Il presidente del Consiglio, Matteo Renzi, proprio non ci sta a sottostare alle indicazioni dell'Unione Europea in materia economica. “Ognuno faccia il suo mestiere – ha replicato Renzi ai chiarimenti della Commissione Europea -, noi facciamo il nostro e l'Unione si occupi della crisi dei migranti”. Una risposta risentita, quella di Renzi, dopo che da Bruxelles è arrivato un messaggio chiaro: bisogna ridurre le tasse sul lavoro.

Riccardo Puglisi, Ricercatore dell'Università di Pavia e Responsabile politiche economiche di Italia Unica, spiega: “Quello che interessa all'Unione Europea è come si finanziano eventuali tagli di tasse, come si copre quel vuoto, se con tagli di spesa, a mio parere preferibili, oppure facendo deficit.

Chiariamo, in questo caso l'Unione dice la sua perché con questa ipotesi che prevede l'eliminazione della tassa sulla prima casa, aumentiamo il deficit dall'1,4 al 2,2 % , calcolato come differenza tra tendenziale e programmatico. Aumentiamo, dunque, di uno 0,8% che tradotto in euro sono circa 10 miliardi di deficit in più”.

E' possibile?

Ecco dunque che la domanda successiva che in molti si pongono è se sia possibile per le casse dello Stato sostenere un impegno del genere. Per il professore Puglisi il ragionamento è diverso: “E' sostenibile nella misura in cui la finanza taglia la spesa corrente, cosa che non fa perché si orienta verso il deficit e non ritengo che sia il massimo”. Sulle possibili conseguenze a carico degli enti locali, Puglisi fa poi un distinguo: “La questione è che c'è un po' un gioco delle parti tra governo centrale e enti locali.

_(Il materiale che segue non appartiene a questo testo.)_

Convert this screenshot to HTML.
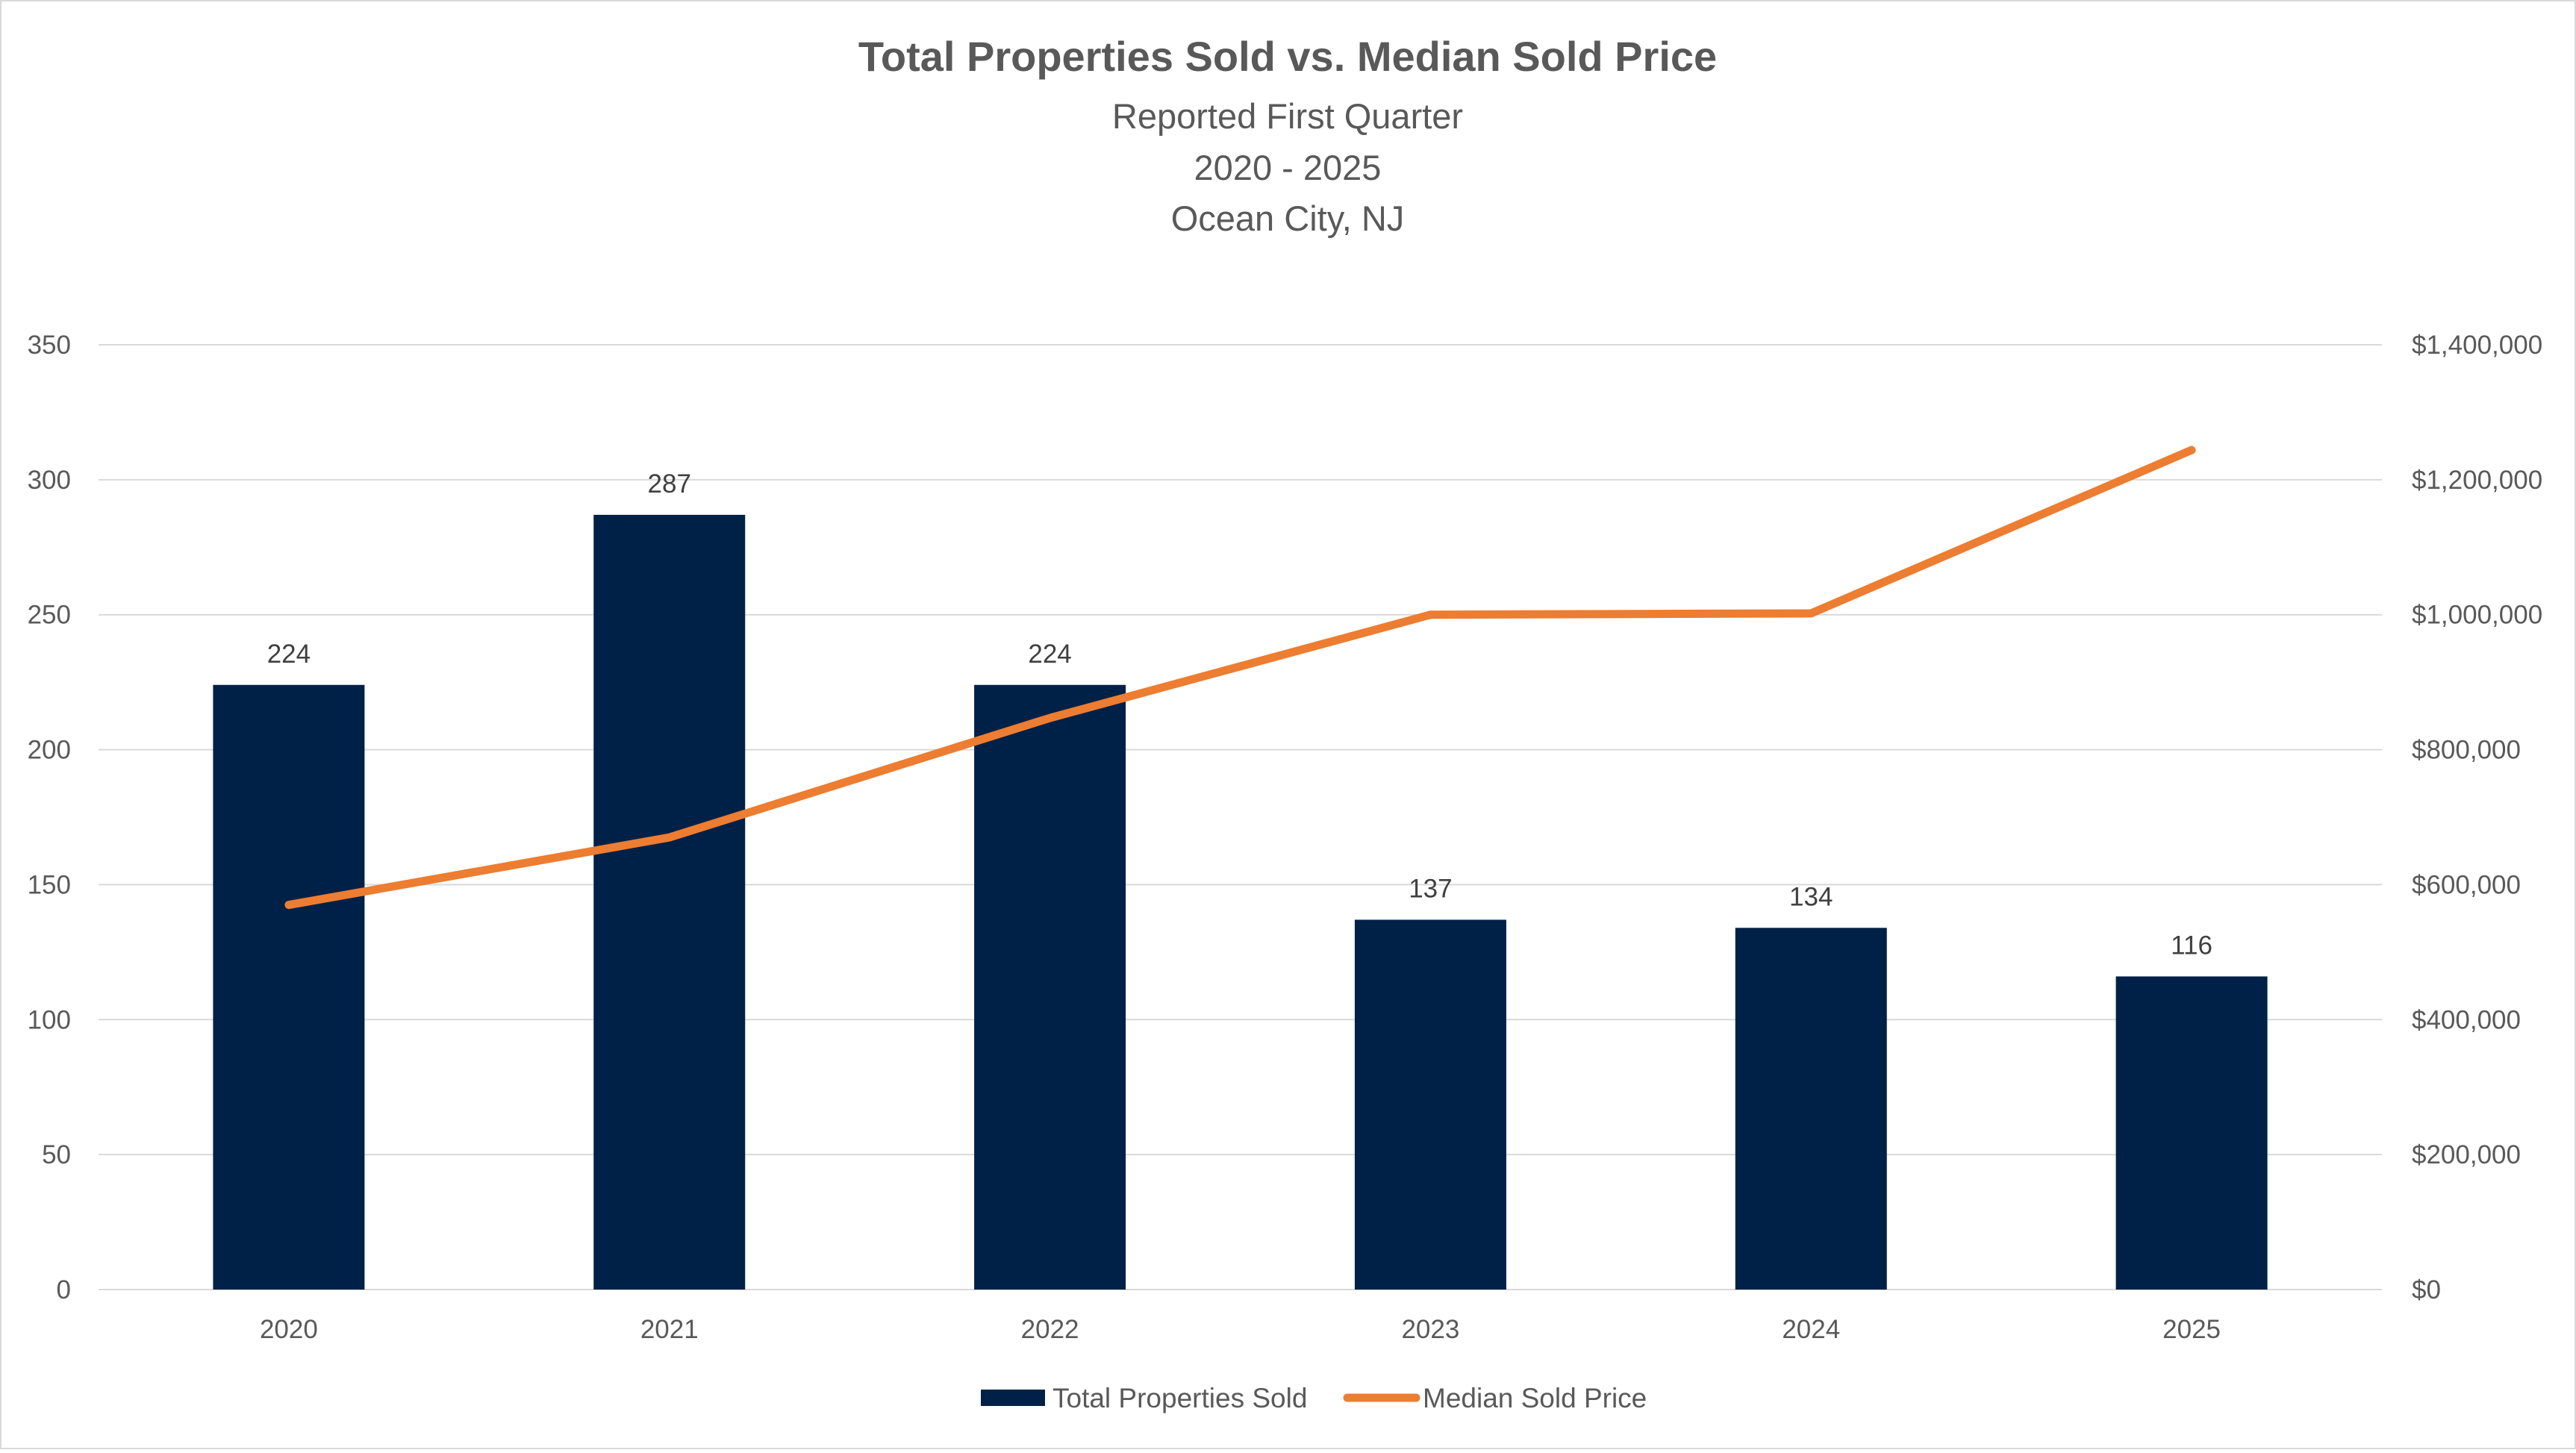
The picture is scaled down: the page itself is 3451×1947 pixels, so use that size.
<!DOCTYPE html>
<html><head><meta charset="utf-8"><style>
html,body{margin:0;padding:0;background:#fff;}
svg text{font-family:"Liberation Sans",sans-serif;}
</style></head><body>
<svg id="chart" width="3451" height="1942" viewBox="0 0 3451 1942" xmlns="http://www.w3.org/2000/svg">
<rect x="1" y="1" width="3449" height="1940" fill="#fff" stroke="#d9d9d9" stroke-width="2"/>
<text x="1725" y="95" text-anchor="middle" font-size="56" font-weight="bold" fill="#595959">Total Properties Sold vs. Median Sold Price</text>
<text x="1725" y="172" text-anchor="middle" font-size="47" fill="#595959">Reported First Quarter</text>
<text x="1725" y="241" text-anchor="middle" font-size="47" fill="#595959">2020 - 2025</text>
<text x="1725" y="309" text-anchor="middle" font-size="47" fill="#595959">Ocean City, NJ</text>
<g id="grid"></g><g id="bars"></g><g id="line"></g><g id="labels"></g>
<g>
<rect x="1314" y="1862" width="86" height="22" fill="#002147"/>
<text x="1410" y="1886" font-size="37" fill="#595959">Total Properties Sold</text>
<line x1="1805" y1="1873" x2="1897" y2="1873" stroke="#ed7d31" stroke-width="11" stroke-linecap="round"/>
<text x="1906" y="1886" font-size="37" fill="#595959">Median Sold Price</text>
</g>
</svg>
<script>
const categories=["2020","2021","2022","2023","2024","2025"];
const soldCounts=[224,287,224,137,134,116];
const medianPrices=[570000,670000,847000,1000000,1002000,1244000];
const leftTicks=[0,50,100,150,200,250,300,350];
const rightTickLabels=["$0","$200,000","$400,000","$600,000","$800,000","$1,000,000","$1,200,000","$1,400,000"];
const NS="http://www.w3.org/2000/svg";
const X0=132,X1=3191,Y0=1728,Y1=462;
const yL=v=>Y0-(v/350)*(Y0-Y1);
const yR=v=>Y0-(v/1400000)*(Y0-Y1);
const step=(X1-X0)/categories.length;
const xC=i=>X0+step*(i+0.5);
function mk(tag,attrs,parent,txt){const e=document.createElementNS(NS,tag);for(const k in attrs)e.setAttribute(k,attrs[k]);if(txt!==undefined)e.textContent=txt;document.getElementById(parent).appendChild(e);return e;}
leftTicks.forEach((t,i)=>{
 const y=yL(t);
 const g=mk('line',{x1:X0,x2:X1,y1:y,y2:y,stroke:'#d9d9d9','stroke-width':2},'grid');
 
 
 const l=mk('text',{x:95,y:y+12,'text-anchor':'end','font-size':35,fill:'#595959'},'labels',String(t));
 
 
 const r=mk('text',{x:3231,y:y+12,'font-size':35,fill:'#595959'},'labels',rightTickLabels[i]);
 
 
});
const bw=203;
categories.forEach((c,i)=>{
 const y=yL(soldCounts[i]);
 const b=mk('rect',{x:xC(i)-bw/2,y:y,width:bw,height:Y0-y,fill:'#002147'},'bars');
 
 
 const v=mk('text',{x:xC(i),y:y-30,'text-anchor':'middle','font-size':35,fill:'#404040'},'labels',String(soldCounts[i]));
 
 
 const xl=mk('text',{x:xC(i),y:1793,'text-anchor':'middle','font-size':35,fill:'#595959'},'labels',c);
 
 
});
const pts=medianPrices.map((v,i)=>xC(i)+','+yR(v)).join(' ');
const pl=mk('polyline',{points:pts,fill:'none',stroke:'#ed7d31','stroke-width':11,'stroke-linecap':'round','stroke-linejoin':'round'},'line');


</script>
</body></html>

Il governo ha ragione quando dice che tanta spesa pubblica è a livello di enti locali e la questione sottostante è che ci sono tanti trasferimenti dal governo a enti locali. Modulando, dunque, i trasferimenti tira più o meno la cinghia. Invece dovrebbe essere una corrispondenza locale tra tasse e amministrazioni, una fiscalità diciamo più comunale.

Resta la questione legata alle Regioni che sono forte fonte di spese e sprechi”.

L'Italia porta il peso di una pressione fiscale molto elevata, è un argomento questo da sempre al centro dei dibattiti politici ed economici. Uno dei primi annunci del premier Renzi, infatti, riguardò proprio la riduzione di questo carico. Cominciando dall'Irpef, che assicurava una entrata nelle casse dello Stato pari a circa 150 miliardi di euro all'anno, tanti se messi a confronto con i 100 miliardi provenienti dall'Iva, i 35 miliardi assicurati dell'Irap e i circa 30 miliardi di Ires.

Tra Imu e Tasi, invece, il gettito dichiarato nel 2014 è stato di circa 24 miliardi di euro.

Il tesoretto

Entro il 15 ottobre, comunque, la trattativa tra il premier Renzi, il ministro Padoan e la Commissione Europea, dovrebbe concludersi. Per l'Italia l'obiettivo è quello di ottenere uno sconto sui conti pubblici ricavandone una cifra pari a circa 27 miliardi di euro, cifra che viene già definita da alcuni un nuovo tesoretto. “Tesoretto? Tesoretto de che?”, sbotta Puglisi. “Non c'è, non esiste alcun tesoretto perché si stanno facendo spese in deficit – spiega poi Responsabile politiche economiche di Italia Unica -. Aumenteranno le tasse. E' vero che l'economia va un po' meglio ma quello che il governo fa è aumentare la differenza tra uscite e entrate, spese in deficit insomma, con un 134 % di debito”.

E sulla ripresa economica in atto, Puglisi precisa: “Esiste, è vero. Ma è vero anche che a un certo punto, dopo una recessione, si trovano energie e stimoli per riprendersi, anche grazie a stimoli esterni forti, come quello venuto dalla Banca Centrale Europea, che fa una politica espansiva, emettendo più moneta e dando più risorse a banche affinché possano concedere più prestiti e quindi aiutare le imprese, i cittadini, favorendo la ripresa. Ecco, la forma principale di ripresa viene proprio dalla BCE”.

Su questo argomento il premier si gioca molto dal punto di vista della credibilità, in casa sua e all'estero. Potrebbe essere uno dei temi caldi elettorali.